Restate the listing below word for word, omitting any images.

== Dataset content ==
---------------
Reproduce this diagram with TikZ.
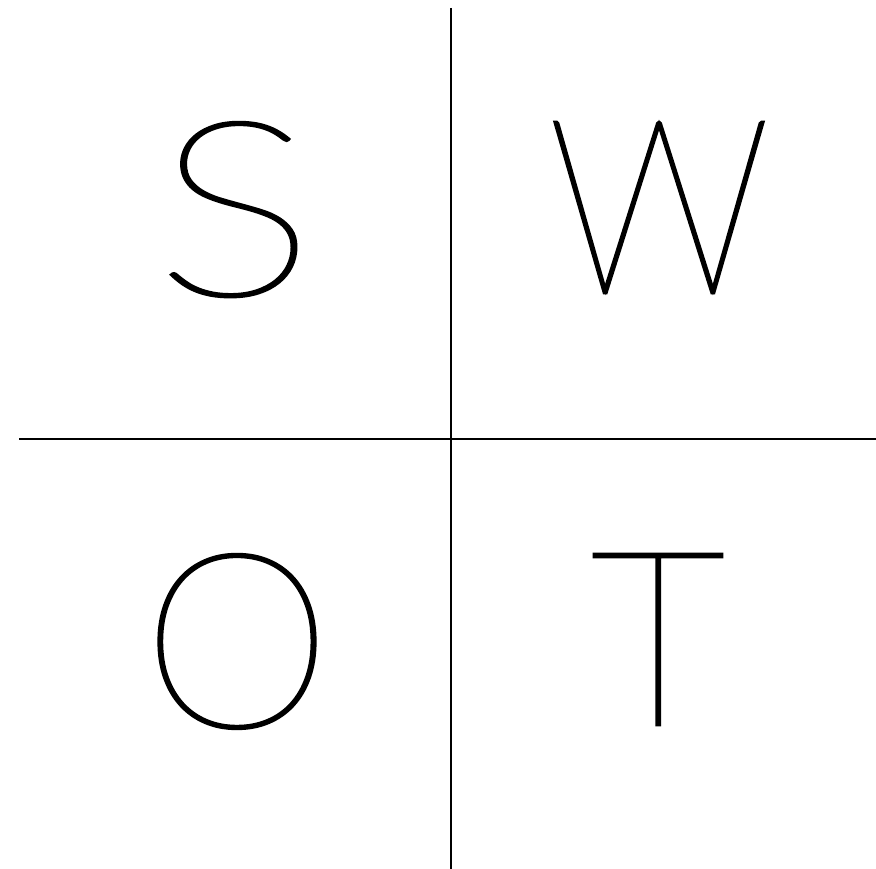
\documentclass[tikz,border=0pt]{standalone}
\usepackage{fontspec}
\newfontfamily\thinfont{Lato Thin}[FakeBold=1.2]
\begin{document}
\begin{tikzpicture}[x=1pt,y=-1pt,
  divider/.style={line width=2pt,black},
  letter/.style={anchor=base,inner sep=0pt,font=\thinfont\fontsize{244}{244}\selectfont}]
\useasboundingbox (0,0) rectangle (876,869);
\coordinate (vt) at (451,8);
\coordinate (vb) at (451,869);
\coordinate (hl) at (19,439);
\coordinate (hr) at (876,439);
\draw[divider] (vt) -- (vb);
\draw[divider] (hl) -- (hr);
\node[letter,xscale=1.24] (S) at (235,295) {S};
\node[letter,xscale=0.91] (W) at (659,293) {W};
\node[letter,xscale=0.99] (O) at (237,727) {O};
\node[letter,xscale=0.97] (T) at (658,725) {T};
\end{tikzpicture}
\end{document}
---------------
== Answer to the problem ==
Reproduce this diagram with TikZ.
\documentclass[tikz,border=0pt]{standalone}
\usepackage{fontspec}
\newfontfamily\thinfont{Lato Thin}[FakeBold=1.2]
\begin{document}
\begin{tikzpicture}[x=1pt,y=-1pt,
  divider/.style={line width=2pt,black},
  letter/.style={anchor=base,inner sep=0pt,font=\thinfont\fontsize{244}{244}\selectfont}]
\useasboundingbox (0,0) rectangle (876,869);
\coordinate (vt) at (451,8);
\coordinate (vb) at (451,869);
\coordinate (hl) at (19,439);
\coordinate (hr) at (876,439);
\draw[divider] (vt) -- (vb);
\draw[divider] (hl) -- (hr);
\node[letter,xscale=1.24] (S) at (235,295) {S};
\node[letter,xscale=0.91] (W) at (659,293) {W};
\node[letter,xscale=0.99] (O) at (237,727) {O};
\node[letter,xscale=0.97] (T) at (658,725) {T};
\end{tikzpicture}
\end{document}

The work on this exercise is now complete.